Cooper minima in electron spectra after multiphoton above-threshold ionization

We have performed calculations of electron momentum and energy distributions after multiphoton above-threshold ionization (ATI) for several one-electron quantum systems (H, He$^{+}$, H$_{2}^{+}$, and HeH$^{2+}$) in intense laser fields. We use the carrier wavelengths in the near-infrared band (730 to 800 nm) and the peak intensities $5\times 10^{13}$ to $1\times 10^{14}$ W/cm$^{2}$. For some initial states of the systems under consideration, the spectra exhibit minima in the low-energy region (3 to 7 eV), which resemble the famous Cooper minima in one-photon ionization processes.

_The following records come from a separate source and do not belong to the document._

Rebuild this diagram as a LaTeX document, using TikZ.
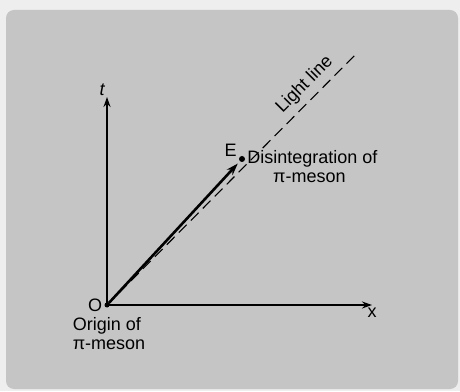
\documentclass[tikz,border=0pt]{standalone}
\usepackage{fontspec}
\setmainfont{Liberation Sans}
\usetikzlibrary{positioning,arrows.meta}
\definecolor{cPanel}{RGB}{197,197,197}
\definecolor{cPage}{RGB}{238,238,238}

\begin{document}
\begin{tikzpicture}[x=1pt,y=1pt,font=\fontsize{18}{21}\selectfont]
\tikzset{
 ax/.style={line width=1.4pt,-{Stealth[length=10pt,width=7pt]}},
 wl/.style={line width=2.6pt,shorten >=3pt,-{Stealth[length=12pt,width=8pt]}},
 lt/.style={line width=1.1pt,dash pattern=on 11pt off 6pt},
 pt/.style={circle,fill,inner sep=0,minimum size=#1},
 lb/.style={inner sep=0}
}
\fill[cPage] (0,0) rectangle (460,391);
\fill[cPanel,rounded corners=8pt] (6,2) rectangle (458,381);
% axes and light line
\node[pt=5pt] (o) at (107,86) {};
\node[pt=6pt] (e) at (242,232) {};
\coordinate (xe) at (372,86);
\coordinate (te) at (107,294);
\coordinate (le) at (358,339);
\draw[ax] (o.center) -- (xe);
\draw[ax] (o.center) -- (te);
\draw[lt] (o.center) -- (le) node[pos=0.83,sloped,above=6pt,lb] (ll) {Light line};
\draw[wl] (o) -- (e);
% labels
\node[lb,above=1pt of te,xshift=-5pt] (tl) {\itshape t};
\node[lb,below=3pt of xe] (xl) {x};
\node[lb,left=2pt of o] (ol) {O};
\node[lb,above left=0pt and 3pt of e] (el) {E};
\node[lb,right=2pt of e] (dis) {Disintegration of};
\node[lb,below=5pt of dis,xshift=-3pt] (dpi) {π-meson};
\node[lb,below=10pt of o] (org) {Origin of};
\node[lb,below=5pt of org,xshift=2pt] (opi) {π-meson};
\end{tikzpicture}
\end{document}
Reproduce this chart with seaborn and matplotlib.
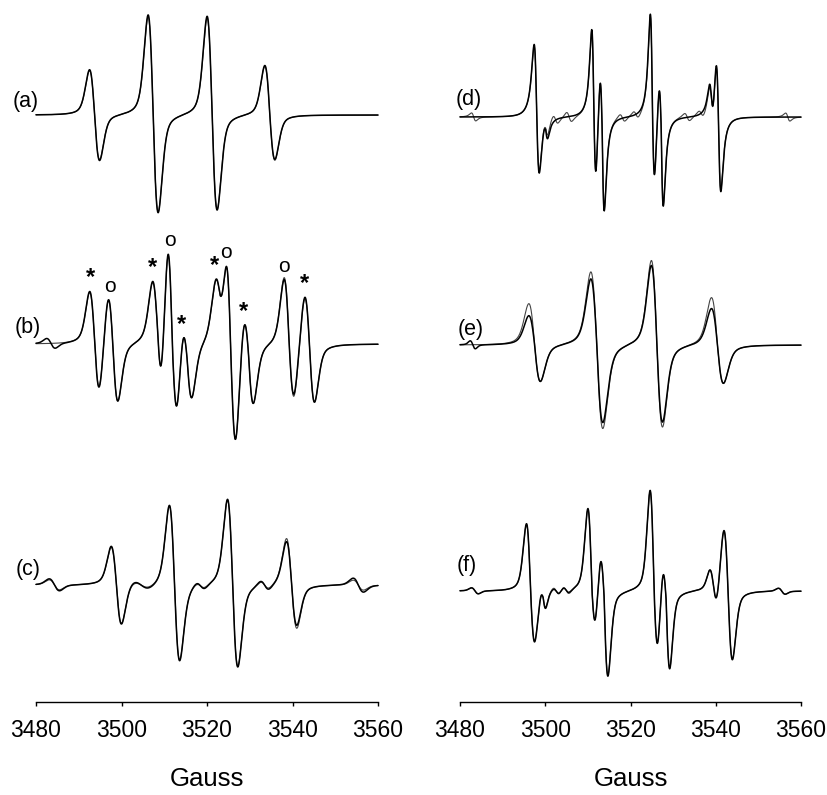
import numpy as np
import pandas as pd
import matplotlib
matplotlib.use('Agg')
import matplotlib.pyplot as plt
import seaborn as sns

# spectra, one row per line:
# centre (G), half peak-to-peak width (G), height of the low-field lobe (up) and of the
# high-field lobe (down); exp = measured trace, sim = simulated trace
a_centres = [3493.7, 3507.4, 3521.2, 3534.7]
a_widths = [1.17, 1.17, 1.17, 1.17]
a_up = [45, 100, 99, 50]
a_down = [46, 98, 95, 44]
a_sim_up = [44, 98, 97, 49]
a_sim_down = [45, 97, 94, 45]

b_centres = [3483.5, 3493.7, 3498.0, 3508.4, 3511.9, 3515.3, 3523.1, 3525.6, 3529.7, 3539.2, 3544.0]
b_widths = [1.0, 1.15, 1.15, 1.15, 1.15, 1.15, 1.15, 1.15, 1.15, 1.15, 1.15]
b_up = [5, 50, 54, 55, 118, 40, 50, 115, 42, 64, 54]
b_down = [5, 54, 56, 70, 78, 50, 40, 100, 55, 56, 56]
b_sim_up = [0, 49, 53, 54, 116, 40, 49, 114, 42, 66, 53]
b_sim_down = [0, 53, 56, 69, 78, 50, 40, 100, 55, 58, 56]
b_marks = ['*', 'o', '*', 'o', '*', '*', 'o', '*', 'o', '*']
b_mark_fields = [3492.7, 3497.3, 3507.3, 3511.3, 3514.1, 3521.8, 3524.5, 3528.6, 3538.1, 3542.9]

c_centres = [3484.3, 3498.8, 3504.6, 3512.4, 3518.5, 3526.0, 3533.5, 3539.8, 3555.4]
c_widths = [1.2, 1.2, 1.9, 1.2, 1.0, 1.2, 1.0, 1.2, 1.2]
c_up = [6, 38, 5, 80, 4, 86, 5, 44, 7]
c_down = [6, 41, 5, 76, 4, 82, 5, 40, 7]
c_sim_up = [5, 37, 4, 79, 3, 85, 4, 47, 5]
c_sim_down = [5, 40, 4, 75, 3, 81, 4, 43, 5]

d_centres = [3483.2, 3498.0, 3500.1, 3502.4, 3505.6, 3511.4, 3513.35, 3518.1, 3521.3,
             3525.15, 3527.2, 3533.3, 3536.6, 3539.0, 3540.65, 3556.9]
d_widths = [0.5, 0.6, 0.5, 0.6, 0.6, 0.5, 0.5, 0.6, 0.6, 0.5, 0.5, 0.6, 0.6, 0.5, 0.55, 0.5]
d_up = [0, 72, 6, 0, 0, 82, 56, 0, 0, 99, 45, 0, 0, 22, 62, 0]
d_down = [0, 58, 14, 0, 0, 72, 87, 0, 0, 70, 83, 0, 0, 20, 72, 0]
d_sim_up = [4, 70, 6, 5, 5, 80, 55, 4, 4, 97, 44, 4, 4, 20, 60, 4]
d_sim_down = [4, 56, 12, 5, 5, 71, 86, 4, 4, 69, 82, 4, 4, 19, 70, 4]

e_centres = [3483.0, 3497.5, 3512.1, 3526.2, 3540.4]
e_widths = [0.6, 1.35, 1.4, 1.3, 1.4]
e_up = [4, 29, 66, 80, 37]
e_down = [4, 37, 78, 77, 38]
e_sim_up = [0, 41, 73, 85, 48]
e_sim_down = [0, 37, 84, 82, 38]

f_centres = [3483.5, 3496.55, 3499.5, 3502.6, 3504.9, 3510.9, 3513.8, 3525.5, 3528.35,
             3539.45, 3542.9, 3555.5]
f_widths = [0.8, 0.95, 0.6, 0.7, 0.7, 0.9, 0.9, 0.9, 0.85, 0.85, 1.0, 0.8]
f_up = [3, 67, 8, 3, 3, 80, 45, 99, 38, 18, 64, 3]
f_down = [3, 52, 14, 3, 3, 45, 83, 65, 74, 20, 68, 3]
f_sim_up = [3, 66, 7, 4, 4, 79, 44, 98, 37, 18, 63, 3]
f_sim_down = [3, 51, 13, 4, 4, 44, 82, 64, 73, 19, 67, 3]

ticks = [3480, 3500, 3520, 3540, 3560]

field = np.linspace(3480, 3560, 3201)


def derivative_line(x, centre, up, down, width, lor):
    # first-derivative pseudo-Voigt: +up at centre-width, -down at centre+width
    u = (x - centre) / width
    gauss = -u * np.exp((1 - u ** 2) / 2)
    v = u / np.sqrt(3)
    lorentz = -2 * v / (1 + v ** 2) ** 2 / 0.6495
    shape = (1 - lor) * gauss + lor * lorentz
    return np.where(u < 0, up * shape, down * shape)


def spectrum(centres, widths, ups, downs, lor):
    y = np.zeros_like(field)
    for c, w, hu, hd in zip(centres, widths, ups, downs):
        y += derivative_line(field, c, hu, hd, w, lor)
    return y


sns.set_theme(style='white')
plt.rcParams['font.family'] = ['Liberation Sans', 'DejaVu Sans']
plt.rcParams['text.color'] = 'black'

fig = plt.figure(figsize=(8.27, 7.95), dpi=100)
ax_l = fig.add_axes([36 / 827, 93 / 795, 342 / 827, 702 / 795])
ax_r = fig.add_axes([460 / 827, 93 / 795, 341 / 827, 702 / 795])

# label, axes, baseline (px from top), label x (G), label y (px from top), lines, lorentz share
panels = [
    ('(a)', ax_l, 115, 3474.6, 102, (a_centres, a_widths, a_up, a_down, a_sim_up, a_sim_down), 0.35),
    ('(b)', ax_l, 344, 3475.1, 327, (b_centres, b_widths, b_up, b_down, b_sim_up, b_sim_down), 0.35),
    ('(c)', ax_l, 585, 3475.3, 570, (c_centres, c_widths, c_up, c_down, c_sim_up, c_sim_down), 0.35),
    ('(d)', ax_r, 117, 3479.0, 100, (d_centres, d_widths, d_up, d_down, d_sim_up, d_sim_down), 0.9),
    ('(e)', ax_r, 345, 3479.5, 329, (e_centres, e_widths, e_up, e_down, e_sim_up, e_sim_down), 0.4),
    ('(f)', ax_r, 591, 3479.3, 566, (f_centres, f_widths, f_up, f_down, f_sim_up, f_sim_down), 0.35),
]

for label, ax, base, lx, ly, (cen, wid, up, dn, sup, sdn), lor in panels:
    y_exp = spectrum(cen, wid, up, dn, lor) - base
    y_sim = spectrum(cen, wid, sup, sdn, lor) - base
    df = pd.DataFrame({'field': field, 'exp': y_exp, 'sim': y_sim})
    sns.lineplot(data=df, x='field', y='sim', ax=ax, color='#444444', linewidth=0.8,
                 estimator=None, sort=False)
    sns.lineplot(data=df, x='field', y='exp', ax=ax, color='black', linewidth=1.1,
                 estimator=None, sort=False)
    ax.text(lx, -ly, label, fontsize=15.5, color='black', ha='left', va='center', clip_on=False)
    if label == '(b)':
        # * and o markers over the peaks of the two species
        for m, fm in zip(b_marks, b_mark_fields):
            near = np.abs(field - fm) < 0.8
            top = y_exp[near].max()
            if m == '*':
                ax.text(fm, top + 2, m, fontsize=17, fontweight='bold', color='black',
                        ha='center', va='bottom')
            else:
                ax.text(fm, top + 4, m, fontsize=15, color='black', ha='center', va='bottom')

for ax in (ax_l, ax_r):
    ax.set_xlim(3480, 3560)
    ax.set_ylim(-702, 0)
    ax.set_xticks(ticks)
    ax.set_xticklabels([str(t) for t in ticks])
    ax.set_yticks([])
    ax.set_ylabel('')
    ax.set_xlabel('Gauss', fontsize=18.5, labelpad=18, color='black')
    for s in ('top', 'left', 'right'):
        ax.spines[s].set_visible(False)
    ax.spines['bottom'].set_color('black')
    ax.spines['bottom'].set_linewidth(1.0)
    ax.tick_params(axis='x', bottom=True, direction='out', length=3, width=1,
                   colors='black', labelsize=16.5, pad=9)
    ax.patch.set_alpha(0)
    for line in ax.get_lines():
        line.set_clip_on(False)

fig.savefig('out.png', dpi=100)
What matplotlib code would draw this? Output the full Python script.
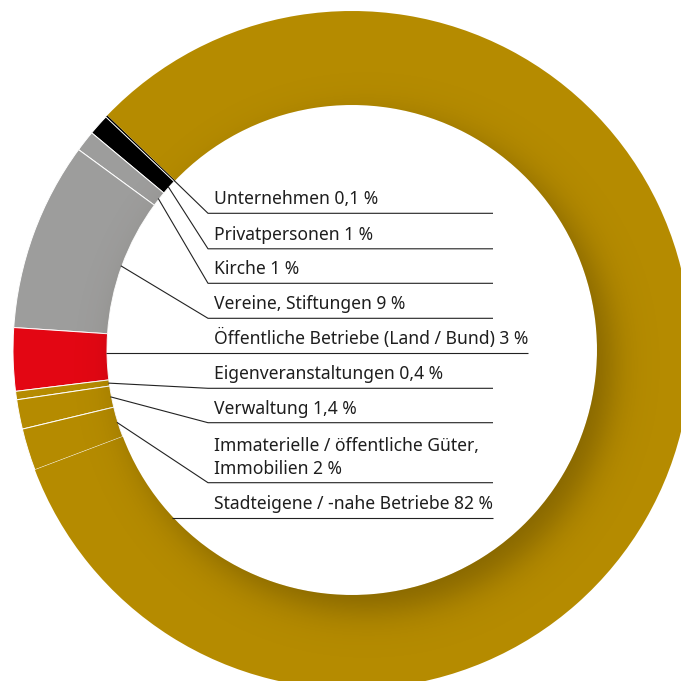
import numpy as np
import matplotlib
matplotlib.use("Agg")
import matplotlib.pyplot as plt
from matplotlib.patches import Wedge

# data (top-to-bottom order of the legend, counter-clockwise on the ring)
labels = [
    "Unternehmen 0,1 %",
    "Privatpersonen 1 %",
    "Kirche 1 %",
    "Vereine, Stiftungen 9 %",
    "Öffentliche Betriebe (Land / Bund) 3 %",
    "Eigenveranstaltungen 0,4 %",
    "Verwaltung 1,4 %",
    "Immaterielle / öffentliche Güter,\nImmobilien 2 %",
    "Stadteigene / -nahe Betriebe 82 %",
]
shares = [0.1, 1, 1, 9, 3, 0.4, 1.4, 2, 82]

GOLD = "#b58b00"
RED = "#e30613"
GRAY = "#9d9d9c"
BLACK = "#000000"
colors = [BLACK, BLACK, GRAY, GRAY, RED, GOLD, GOLD, GOLD, GOLD]

# layout (pixel space, y up)
W = H = 681
CX, CY = 352, 331
R_OUT, WIDTH = 339, 94
R_IN = R_OUT - WIDTH

line_y = [213.3, 248.8, 283.3, 318.3, 352.7, 388.3, 422.7, 482.7, 517.7]  # from top
line_end = [493, 493, 493, 493, 528, 493, 493, 493, 493]
ELBOW_X = 208
TEXT_X = 214
LINE_GAP = 23

fig = plt.figure(figsize=(6.81, 6.81), dpi=100)
ax = fig.add_axes([0, 0, 1, 1])

wedges, _ = ax.pie(shares, colors=colors, startangle=136.2, counterclock=True,
                   radius=R_OUT, center=(CX, CY), normalize=True,
                   wedgeprops=dict(width=WIDTH, edgecolor="white", linewidth=0.7))
# no white seam between the big gold slice and the thin black one
wedges[0].set_edgecolor("none")
wedges[-1].set_edgecolor("none")

# soft shadow of the inner disc, falling to the lower right onto the ring
ring = Wedge((CX, CY), R_OUT, 0, 360, width=WIDTH, transform=ax.transData)
xs = np.arange(CX - R_OUT, CX + R_OUT + 1, 1.0)
ys = np.arange(CY - R_OUT, CY + R_OUT + 1, 1.0)
X, Y = np.meshgrid(xs, ys)
sx, sy = CX + 15, CY - 15
d = np.hypot(X - sx, Y - sy) - R_IN
alpha = 0.32 / (1 + np.exp(d / 11.0))
shade = np.zeros(X.shape + (4,))
shade[..., 0] = 0.12
shade[..., 1] = 0.08
shade[..., 3] = alpha
im = ax.imshow(shade, origin="lower", extent=(xs[0], xs[-1], ys[0], ys[-1]),
               interpolation="bilinear", zorder=2)
im.set_clip_path(ring)

# leader lines and labels
for i, w in enumerate(wedges):
    if i == len(wedges) - 1:
        ang = np.deg2rad(223)
    else:
        ang = np.deg2rad((w.theta1 + w.theta2) / 2)
    ax0 = CX + (R_IN + 1) * np.cos(ang)
    ay0 = CY + (R_IN + 1) * np.sin(ang)
    ly = H - line_y[i]
    if i in (4, 8):
        xs_l = [ax0, line_end[i]]
        ys_l = [ly, ly]
    else:
        xs_l = [ax0, ELBOW_X, line_end[i]]
        ys_l = [ay0, ly, ly]
    ax.plot(xs_l, ys_l, color="#222222", lw=0.8, zorder=3, solid_capstyle="butt")
    rows = labels[i].split("\n")
    for k, row in enumerate(rows):
        base = ly + 9 + (len(rows) - 1 - k) * LINE_GAP
        ax.text(TEXT_X, base, row, fontsize=12.6, family="Noto Sans",
                color="#1e1e1e", va="baseline", ha="left", zorder=4)

ax.set_xlim(0, W)
ax.set_ylim(0, H)
ax.set_aspect("equal")
ax.axis("off")
fig.savefig("out.png", dpi=100)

The minima are well pronounced for the initial states with the electronic orbitals that have nodal surfaces, such as $2s$ state of He$^{+}$, $1\sigma_{u}$ state of H$_{2}^{+}$, and $2\sigma$ state of HeH$^{2+}$. Such minima are not observed for the initial ground electronic states, as well as for initial $2p$ state of He$^{+}$, which possess nodeless orbitals. The effect is essentially non-perturbative; the positions of the minima depend on the intensity and frequency of the laser field. Nonetheless, it seems the nodal structure of the initial electronic orbital plays a crucial role in shaping these minima in the ATI electron spectra.